- What is being asked: Reproduce the material below line by line, beginning with its first line and ending with the line that contains "fig = go.Figure()"; leave out pictures.

==============================

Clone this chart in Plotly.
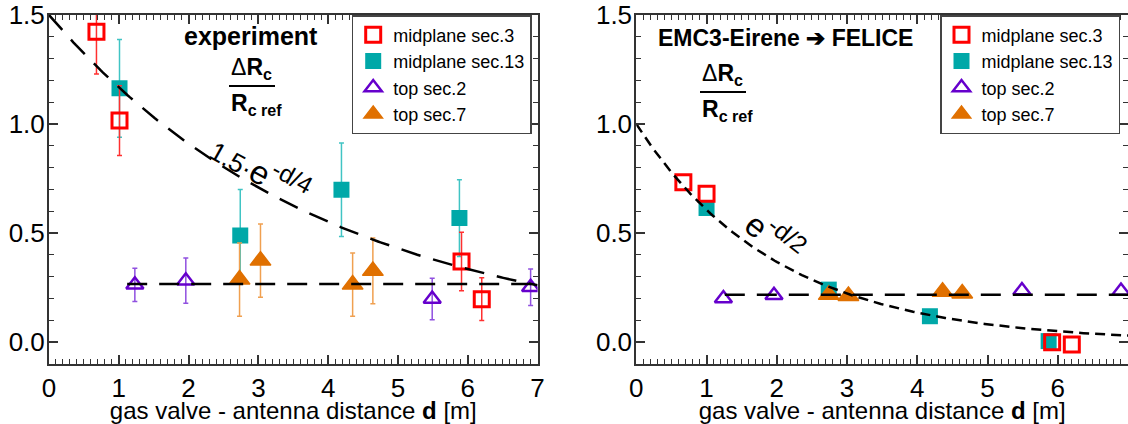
import numpy as np
import plotly.graph_objects as go

W, H = 1128, 424
MT, MB = 15, 60

# ---------------- data: experiment (left panel) ----------------
exp_mid3_d = [0.68, 1.01, 5.91, 6.20]
exp_mid3_r = [1.423, 1.016, 0.370, 0.197]
exp_mid3_err = [0.194, 0.16, 0.134, 0.098]

exp_mid13_d = [1.01, 2.74, 4.19, 5.88]
exp_mid13_r = [1.164, 0.489, 0.699, 0.569]
exp_mid13_err = [0.224, 0.211, 0.214, 0.176]

exp_top2_d = [1.23, 1.96, 5.49, 6.90]
exp_top2_r = [0.263, 0.282, 0.198, 0.252]
exp_top2_err = [0.076, 0.104, 0.095, 0.084]

exp_top7_d = [2.73, 3.03, 4.35, 4.64]
exp_top7_r = [0.287, 0.374, 0.264, 0.327]
exp_top7_err = [0.168, 0.168, 0.145, 0.151]

exp_fit_amp, exp_fit_len = 1.5, 4.0
exp_flat_level = 0.267
exp_flat_d = [1.12, 7.0]

# ---------------- data: EMC3-Eirene -> FELICE (right panel) ----------------
sim_mid3_d = [0.67, 1.00, 5.92, 6.20]
sim_mid3_r = [0.733, 0.681, 0.0, -0.011]

sim_mid13_d = [1.00, 2.74, 4.18, 5.87]
sim_mid13_r = [0.615, 0.241, 0.119, 0.005]

sim_top2_d = [1.24, 1.96, 5.49, 6.90]
sim_top2_r = [0.200, 0.215, 0.237, 0.235]

sim_top7_d = [2.74, 3.02, 4.36, 4.64]
sim_top7_r = [0.217, 0.212, 0.231, 0.223]

sim_fit_amp, sim_fit_len = 1.0, 2.0
sim_flat_level = 0.217
sim_flat_d = [1.26, 7.0]

series_names = ["midplane sec.3", "midplane sec.13", "top sec.2", "top sec.7"]
x_ticks = [0, 1, 2, 3, 4, 5, 6, 7]
y_ticks = [0.0, 0.5, 1.0, 1.5]

# ---------------- styles ----------------
RED = "#ff0000"
TEAL = "#00a8a8"
PURPLE = "#6600cc"
ORANGE = "#e07000"
FONT = "Liberation Sans, Arial, sans-serif"


def px(x):
    return x / W


def py(y):
    return (H - MB - y) / (H - MT - MB)


fig = go.Figure()


def add_panel(xa, ya, legend, mid3, mid13, top2, top7, errs, fit, flat):
    common = dict(xaxis=xa, yaxis=ya, legend=legend, mode="markers")

    def err(arr, color):
        if arr is None:
            return None
        return dict(type="data", array=arr, visible=True, color=color,
                    thickness=1.5, width=2.5)

    fig.add_trace(go.Scatter(
        x=mid13[0], y=mid13[1], name=series_names[1], legendrank=2,
        marker=dict(symbol="square", size=16, color=TEAL,
                    line=dict(width=0)),
        error_y=err(errs[1], "#40c4c4"), **common))
    fig.add_trace(go.Scatter(
        x=mid3[0], y=mid3[1], name=series_names[0], legendrank=1,
        marker=dict(symbol="square-open", size=15, color=RED,
                    line=dict(width=3, color=RED)),
        error_y=err(errs[0], "#ff3030"), **common))
    fig.add_trace(go.Scatter(
        x=top2[0], y=top2[1], name=series_names[2], legendrank=3,
        marker=dict(symbol="triangle-up-open", size=15, color=PURPLE,
                    line=dict(width=2.5, color=PURPLE)),
        error_y=err(errs[2], "#9050e0"), **common))
    fig.add_trace(go.Scatter(
        x=top7[0], y=top7[1], name=series_names[3], legendrank=4,
        marker=dict(symbol="triangle-up", size=18, color=ORANGE,
                    line=dict(width=1.5, color=ORANGE)),
        error_y=err(errs[3], "#f0a050"), **common))

    amp, lam, dash = fit
    dd = np.linspace(0, 7, 200)
    fig.add_trace(go.Scatter(
        x=dd, y=amp * np.exp(-dd / lam), mode="lines", showlegend=False,
        line=dict(color="black", width=2.5, dash=dash),
        xaxis=xa, yaxis=ya, hoverinfo="skip"))
    level, span = flat
    fig.add_trace(go.Scatter(
        x=span, y=[level, level], mode="lines", showlegend=False,
        line=dict(color="black", width=2.5, dash="20px,12px"),
        xaxis=xa, yaxis=ya, hoverinfo="skip"))


add_panel("x", "y", "legend",
          (exp_mid3_d, exp_mid3_r), (exp_mid13_d, exp_mid13_r),
          (exp_top2_d, exp_top2_r), (exp_top7_d, exp_top7_r),
          (exp_mid3_err, exp_mid13_err, exp_top2_err, exp_top7_err),
          (exp_fit_amp, exp_fit_len, "20px,13px"),
          (exp_flat_level, exp_flat_d))
add_panel("x2", "y2", "legend2",
          (sim_mid3_d, sim_mid3_r), (sim_mid13_d, sim_mid13_r),
          (sim_top2_d, sim_top2_r), (sim_top7_d, sim_top7_r),
          (None, None, None, None),
          (sim_fit_amp, sim_fit_len, "10px,6px"),
          (sim_flat_level, sim_flat_d))

axis_common = dict(
    showline=True, linecolor="#333333", linewidth=2, mirror="allticks",
    ticks="inside", ticklen=9, tickwidth=1.5, tickcolor="#333333",
    showgrid=False, zeroline=False, automargin=False,
    tickfont=dict(family=FONT, size=26, color="black"),
    minor=dict(ticks="inside", ticklen=5, tickwidth=1.2, tickcolor="#333333",
               dtick=0.1, showgrid=False),
)
xcommon = dict(axis_common, range=[0, 7], tickvals=x_ticks,
               title=dict(text="gas valve - antenna distance <b>d</b> [m]",
                          font=dict(family=FONT, size=24, color="black"),
                          standoff=11))
ycommon = dict(axis_common, range=[-0.1, 1.5], tickvals=y_ticks,
               tickformat=".1f", ticklabelstandoff=-3)

legend_common = dict(
    bgcolor="white", bordercolor="#444444", borderwidth=1.5,
    font=dict(family=FONT, size=18, color="black"),
    xanchor="left", yanchor="top", y=1.0, tracegroupgap=0,
    itemclick=False,
)

fig.update_layout(
    template="none",
    width=W, height=H,
    margin=dict(l=0, r=0, t=MT, b=MB, autoexpand=False),
    paper_bgcolor="white", plot_bgcolor="white",
    font=dict(family=FONT, color="black"),
    xaxis=dict(xcommon, domain=[px(49), px(537.6)], anchor="y"),
    yaxis=dict(ycommon, anchor="x"),
    xaxis2=dict(xcommon, domain=[px(636.3), 1.0], anchor="y2"),
    yaxis2=dict(ycommon, anchor="x2"),
    legend=dict(legend_common, x=px(351.7)),
    legend2=dict(legend_common, x=px(940)),
    showlegend=True,
)

ann = []
# panel titles
ann.append(dict(x=px(251), y=py(36), text="<b>experiment</b>",
                font=dict(size=25)))
ann.append(dict(x=px(785), y=py(38), text="<b>EMC3-Eirene \u2794 FELICE</b>",
                font=dict(size=23)))
# fractions: numerator sits on the bar, denominator hangs below it
frac_spec = [(229, 275, 86), (700, 746, 92)]
for (xl, xr, ybar) in frac_spec:
    ann.append(dict(x=px(xl), y=py(ybar - 1), xanchor="left", yanchor="bottom",
                    text="\u0394<b>R<sub>c</sub></b>", font=dict(size=23)))
    ann.append(dict(x=px(xl), y=py(ybar + 2), xanchor="left", yanchor="top",
                    text="<b>R<sub>c ref</sub></b>", font=dict(size=23)))
# rotated fit labels
ann.append(dict(x=px(260), y=py(169), textangle=29,
                text="<span style='font-size:26px'>1.5\u00b7</span>"
                     "<span style='font-size:33px'>e</span><sup>-d/4</sup>",
                font=dict(size=35)))
ann.append(dict(x=px(775), y=py(236), textangle=38,
                text="<span style='font-size:33px'>e</span><sup>-d/2</sup>",
                font=dict(size=35)))
for a in ann:
    a.setdefault("xref", "paper")
    a.setdefault("yref", "paper")
    a.setdefault("showarrow", False)
    a.setdefault("xanchor", "center")
    a.setdefault("yanchor", "middle")
    f = a.setdefault("font", {})
    f.setdefault("family", FONT)
    f.setdefault("color", "black")
fig.update_layout(annotations=ann)

shapes = []
for (x0, x1, yb) in frac_spec:
    shapes.append(dict(type="line", xref="paper", yref="paper",
                       x0=px(x0), x1=px(x1), y0=py(yb), y1=py(yb),
                       line=dict(color="black", width=2)))
fig.update_layout(shapes=shapes)

fig.write_html(
    "out.html",
    config={"displayModeBar": False},
    post_script="document.body.style.margin='0px';"
                "document.body.style.overflow='hidden';",
)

==============================

- Answer to the exercise:
Clone this chart in Plotly.
import numpy as np
import plotly.graph_objects as go

W, H = 1128, 424
MT, MB = 15, 60

# ---------------- data: experiment (left panel) ----------------
exp_mid3_d = [0.68, 1.01, 5.91, 6.20]
exp_mid3_r = [1.423, 1.016, 0.370, 0.197]
exp_mid3_err = [0.194, 0.16, 0.134, 0.098]

exp_mid13_d = [1.01, 2.74, 4.19, 5.88]
exp_mid13_r = [1.164, 0.489, 0.699, 0.569]
exp_mid13_err = [0.224, 0.211, 0.214, 0.176]

exp_top2_d = [1.23, 1.96, 5.49, 6.90]
exp_top2_r = [0.263, 0.282, 0.198, 0.252]
exp_top2_err = [0.076, 0.104, 0.095, 0.084]

exp_top7_d = [2.73, 3.03, 4.35, 4.64]
exp_top7_r = [0.287, 0.374, 0.264, 0.327]
exp_top7_err = [0.168, 0.168, 0.145, 0.151]

exp_fit_amp, exp_fit_len = 1.5, 4.0
exp_flat_level = 0.267
exp_flat_d = [1.12, 7.0]

# ---------------- data: EMC3-Eirene -> FELICE (right panel) ----------------
sim_mid3_d = [0.67, 1.00, 5.92, 6.20]
sim_mid3_r = [0.733, 0.681, 0.0, -0.011]

sim_mid13_d = [1.00, 2.74, 4.18, 5.87]
sim_mid13_r = [0.615, 0.241, 0.119, 0.005]

sim_top2_d = [1.24, 1.96, 5.49, 6.90]
sim_top2_r = [0.200, 0.215, 0.237, 0.235]

sim_top7_d = [2.74, 3.02, 4.36, 4.64]
sim_top7_r = [0.217, 0.212, 0.231, 0.223]

sim_fit_amp, sim_fit_len = 1.0, 2.0
sim_flat_level = 0.217
sim_flat_d = [1.26, 7.0]

series_names = ["midplane sec.3", "midplane sec.13", "top sec.2", "top sec.7"]
x_ticks = [0, 1, 2, 3, 4, 5, 6, 7]
y_ticks = [0.0, 0.5, 1.0, 1.5]

# ---------------- styles ----------------
RED = "#ff0000"
TEAL = "#00a8a8"
PURPLE = "#6600cc"
ORANGE = "#e07000"
FONT = "Liberation Sans, Arial, sans-serif"


def px(x):
    return x / W


def py(y):
    return (H - MB - y) / (H - MT - MB)


fig = go.Figure()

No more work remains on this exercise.